On 15 Nov 2021, the Federal Court held that retrospective amendments, to the JobKeeper Rules, applied to deny 8 Australian resident companies that were sovereign entities, the right to receive JobKeeper payments. Despite the fact that legislative instruments cannot have adverse retrospective application, the taxpayers had no accrued rights, to JobKeeper benefits, as at the date the Instrument was registered.
The details were as follows.
- From 30 March 2020, the companies paid wages in anticipation that they would be subsidised under the JobKeeper scheme, initially on the basis of the Prime Minister’s statement on 30 March 2020 announcing the scheme and then, from 10 April until 1 May 2020, on the basis of self‑assessed eligibility under the JobKeeper Rules (which were registered on 9 April 2020).
- As originally made, the JobKeeper Rules allowed sovereign entities that were Australian tax residents to claim JobKeeper payments.
- However, the rules were amended, to exclude such entities, by a Legislative Instrument that was registered on 1 May 2020.
- As a result, the 8 companies were no longer eligible to receive JobKeeper payments.
- The Amending Instrument commenced on 1 May 2020, but the specific amendment, affecting the 8 companies was expressed to apply “in relation to JobKeeper fortnights beginning on or after 30 March 2020”.

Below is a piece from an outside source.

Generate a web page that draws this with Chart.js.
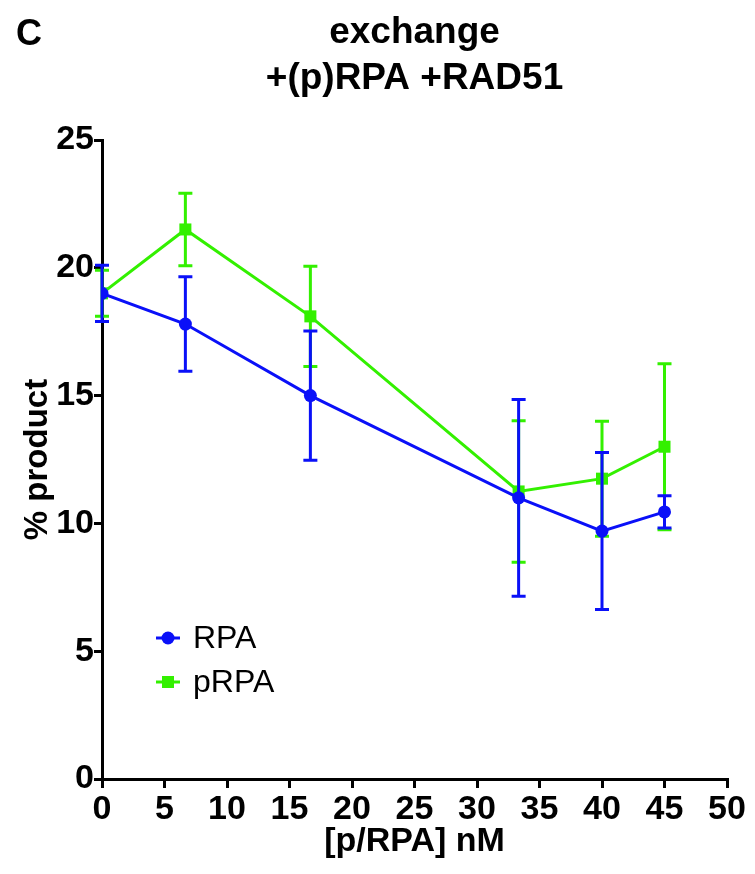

The 8 companies contended they were entitled to the JobKeeper payments for the first 2 fortnights (30 March-12 April and 13-26 April) as the Amending Instrument operated retrospectively, thereby bringing s12(2) of the Legislation Act 2003 (Cth) into play. If a legislative instrument operates retrospectively, s12(2) preserves rights that exist at a time the instrument is registered.
Section 12(2) provides as follows:
(2) However, if a legislative instrument or notifiable instrument, or a provision of such an instrument, commences before the instrument is registered, the instrument or provision does not apply in relation to a person (other than the Commonwealth or an authority of the Commonwealth) to the extent that as a result of that commencement:
(a) the person’s rights as at the time the instrument is registered would be affected so as to disadvantage the person; or
(b) liabilities would be imposed on the person in respect of anything done or omitted to be done before the instrument is registered.
The Federal Court agreed that the Amending Instrument operated retrospectively, but the problem for the 8 companies was that they had no accrued rights, as at the relevant date (1 May 2020). The Court held that an entity was not entitled to JobKeeper payments unless and until each of the 7 separate criteria in s6 of the JobKeeper Rules had been fulfilled as at that date. That was not the case here, as none of the 8 companies had complied with the requirement to give to the ATO information about their entitlement for the relevant JobKeeper fortnight, including details of the relevant employees.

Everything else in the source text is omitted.